━━━━━ DATA ROWS
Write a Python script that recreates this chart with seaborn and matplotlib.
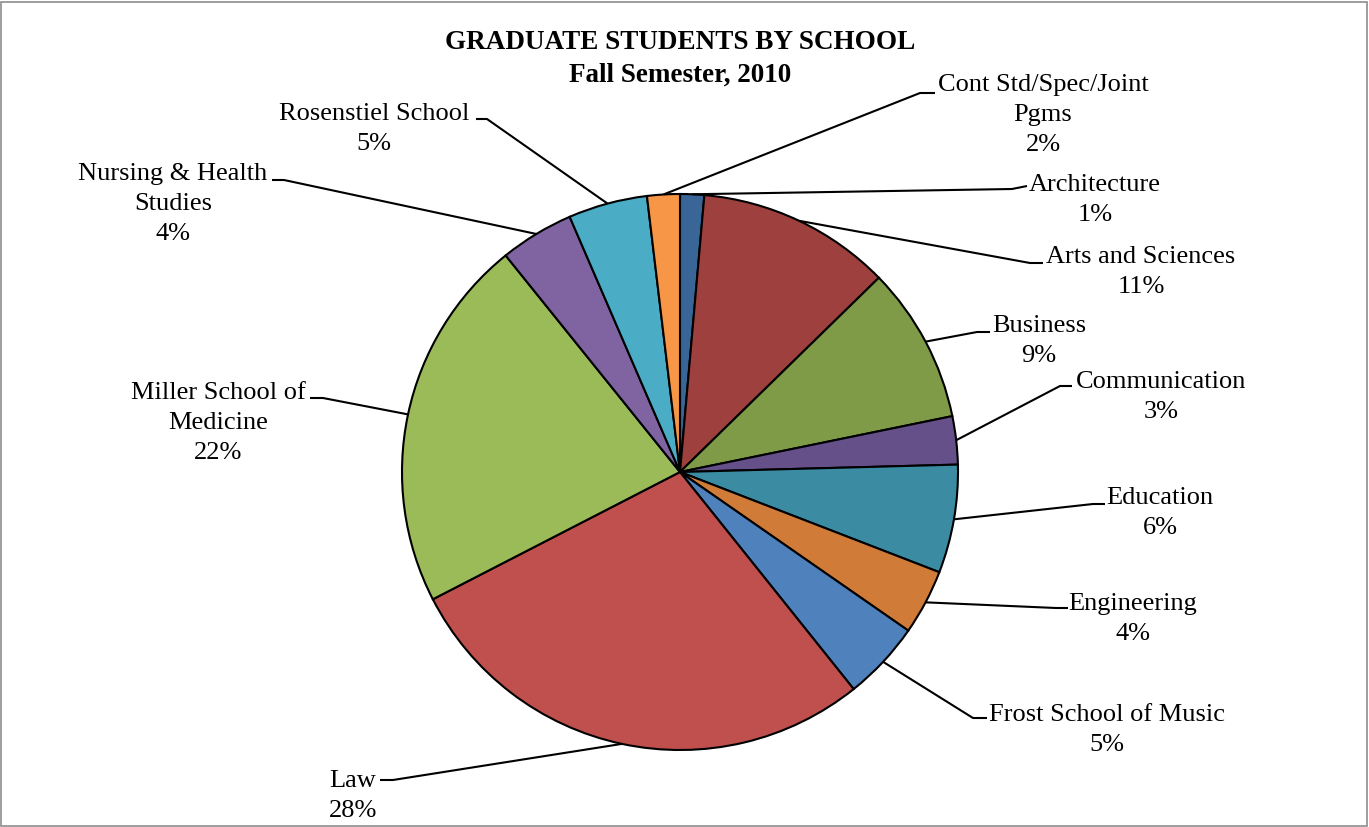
import matplotlib.pyplot as plt
import seaborn as sns
import numpy as np
from matplotlib.patches import Rectangle

# share of graduate students by school, clockwise from 12 o'clock (%)
schools = ["Architecture", "Arts and Sciences", "Business", "Communication",
           "Education", "Engineering", "Frost School of Music", "Law",
           "Miller School of Medicine", "Nursing & Health Studies",
           "Rosenstiel School", "Cont Std/Spec/Joint Pgms"]
shares = [1.4, 11.3, 9.1, 2.8, 6.3, 3.8, 4.6, 28.2, 21.8, 4.3, 4.6, 1.9]
label_names = ["Architecture", "Arts and Sciences", "Business", "Communication",
               "Education", "Engineering", "Frost School of Music", "Law",
               "Miller School of\nMedicine", "Nursing & Health\nStudies",
               "Rosenstiel School", "Cont Std/Spec/Joint\nPgms"]
colors = ["#3A6597", "#9E413E", "#7F9B48", "#66508A", "#3B8BA3", "#D07B38",
          "#4F81BD", "#C0504D", "#9BBB59", "#8064A2", "#4BACC6", "#F79646"]

# layout in pixel coordinates (origin top-left): label centre, elbow, stub end
label_xy = [(1095, 200), (1141, 272), (1039, 341), (1161, 397), (1160, 513),
            (1133, 619), (1107, 730), (353, 796), (218, 423), (173, 204),
            (374, 129), (1043, 115)]
elbow_xy = [(1012, 189), (1030, 263), (977, 332), (1060, 386), (1093, 504),
            (1056, 608), (973, 718), (393, 780), (323, 398), (284, 180),
            (487, 119), (920, 93)]
stub_xy = [(1027, 186), (1043, 263), (990, 332), (1072, 386), (1105, 504),
           (1068, 608), (987, 718), (380, 780), (310, 398), (272, 180),
           (476, 119), (935, 93)]

W, H = 1369, 827
cx, cy, R = 680, 472, 278


def Y(y):
    return H - y


sns.set_theme(style="white")
plt.rcParams["font.family"] = ["Liberation Serif", "DejaVu Serif"]

fig = plt.figure(figsize=(W / 100, H / 100), dpi=100)
ax = fig.add_axes([0, 0, 1, 1])

wedges, _ = ax.pie(shares, colors=colors, startangle=90, counterclock=False,
                   center=(cx, Y(cy)), radius=R, frame=True,
                   wedgeprops=dict(edgecolor="black", linewidth=1.5))
ax.set_xlim(0, W)
ax.set_ylim(0, H)
ax.set_aspect("equal")
ax.axis("off")

for w, name, val, (lx, ly), (ex, ey), (sx, sy) in zip(
        wedges, label_names, shares, label_xy, elbow_xy, stub_xy):
    mid = np.deg2rad((w.theta1 + w.theta2) / 2)
    px = cx + R * np.cos(mid)
    py = Y(cy) + R * np.sin(mid)
    ax.plot([px, ex, sx], [py, Y(ey), Y(sy)], color="black", lw=1.5,
            solid_capstyle="butt")
    ax.text(lx, Y(ly), f"{name}\n{round(val):d}%", ha="center", va="center",
            fontsize=19, linespacing=1.45, color="black")

ax.text(cx, Y(59), "GRADUATE STUDENTS BY SCHOOL\nFall Semester, 2010",
        ha="center", va="center", fontsize=19.5, fontweight="bold",
        linespacing=1.4, color="black")

fig.patches.append(Rectangle((1 / W, 1 / H), 1 - 3 / W, 1 - 3 / H,
                             transform=fig.transFigure, fill=False,
                             edgecolor="#8C8C8C", linewidth=1.2))

fig.savefig("out.png", dpi=100)
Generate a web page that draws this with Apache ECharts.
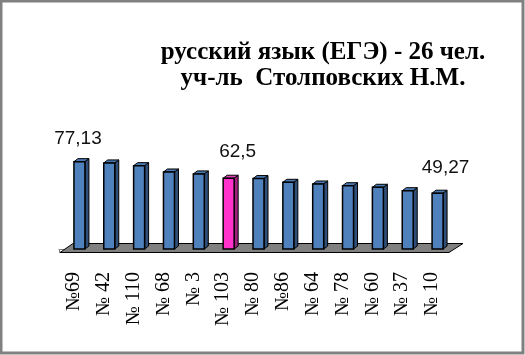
━━━━━━━━━━
DIRECTIVE - Transcribe all the records above word for word, without their images.

FINAL RESULT -
Write a Python script that recreates this chart with seaborn and matplotlib.
import matplotlib.pyplot as plt
import seaborn as sns
import numpy as np
from matplotlib.patches import Rectangle

# share of graduate students by school, clockwise from 12 o'clock (%)
schools = ["Architecture", "Arts and Sciences", "Business", "Communication",
           "Education", "Engineering", "Frost School of Music", "Law",
           "Miller School of Medicine", "Nursing & Health Studies",
           "Rosenstiel School", "Cont Std/Spec/Joint Pgms"]
shares = [1.4, 11.3, 9.1, 2.8, 6.3, 3.8, 4.6, 28.2, 21.8, 4.3, 4.6, 1.9]
label_names = ["Architecture", "Arts and Sciences", "Business", "Communication",
               "Education", "Engineering", "Frost School of Music", "Law",
               "Miller School of\nMedicine", "Nursing & Health\nStudies",
               "Rosenstiel School", "Cont Std/Spec/Joint\nPgms"]
colors = ["#3A6597", "#9E413E", "#7F9B48", "#66508A", "#3B8BA3", "#D07B38",
          "#4F81BD", "#C0504D", "#9BBB59", "#8064A2", "#4BACC6", "#F79646"]

# layout in pixel coordinates (origin top-left): label centre, elbow, stub end
label_xy = [(1095, 200), (1141, 272), (1039, 341), (1161, 397), (1160, 513),
            (1133, 619), (1107, 730), (353, 796), (218, 423), (173, 204),
            (374, 129), (1043, 115)]
elbow_xy = [(1012, 189), (1030, 263), (977, 332), (1060, 386), (1093, 504),
            (1056, 608), (973, 718), (393, 780), (323, 398), (284, 180),
            (487, 119), (920, 93)]
stub_xy = [(1027, 186), (1043, 263), (990, 332), (1072, 386), (1105, 504),
           (1068, 608), (987, 718), (380, 780), (310, 398), (272, 180),
           (476, 119), (935, 93)]

W, H = 1369, 827
cx, cy, R = 680, 472, 278


def Y(y):
    return H - y


sns.set_theme(style="white")
plt.rcParams["font.family"] = ["Liberation Serif", "DejaVu Serif"]

fig = plt.figure(figsize=(W / 100, H / 100), dpi=100)
ax = fig.add_axes([0, 0, 1, 1])

wedges, _ = ax.pie(shares, colors=colors, startangle=90, counterclock=False,
                   center=(cx, Y(cy)), radius=R, frame=True,
                   wedgeprops=dict(edgecolor="black", linewidth=1.5))
ax.set_xlim(0, W)
ax.set_ylim(0, H)
ax.set_aspect("equal")
ax.axis("off")

for w, name, val, (lx, ly), (ex, ey), (sx, sy) in zip(
        wedges, label_names, shares, label_xy, elbow_xy, stub_xy):
    mid = np.deg2rad((w.theta1 + w.theta2) / 2)
    px = cx + R * np.cos(mid)
    py = Y(cy) + R * np.sin(mid)
    ax.plot([px, ex, sx], [py, Y(ey), Y(sy)], color="black", lw=1.5,
            solid_capstyle="butt")
    ax.text(lx, Y(ly), f"{name}\n{round(val):d}%", ha="center", va="center",
            fontsize=19, linespacing=1.45, color="black")

ax.text(cx, Y(59), "GRADUATE STUDENTS BY SCHOOL\nFall Semester, 2010",
        ha="center", va="center", fontsize=19.5, fontweight="bold",
        linespacing=1.4, color="black")

fig.patches.append(Rectangle((1 / W, 1 / H), 1 - 3 / W, 1 - 3 / H,
                             transform=fig.transFigure, fill=False,
                             edgecolor="#8C8C8C", linewidth=1.2))

fig.savefig("out.png", dpi=100)
Generate a web page that draws this with Apache ECharts.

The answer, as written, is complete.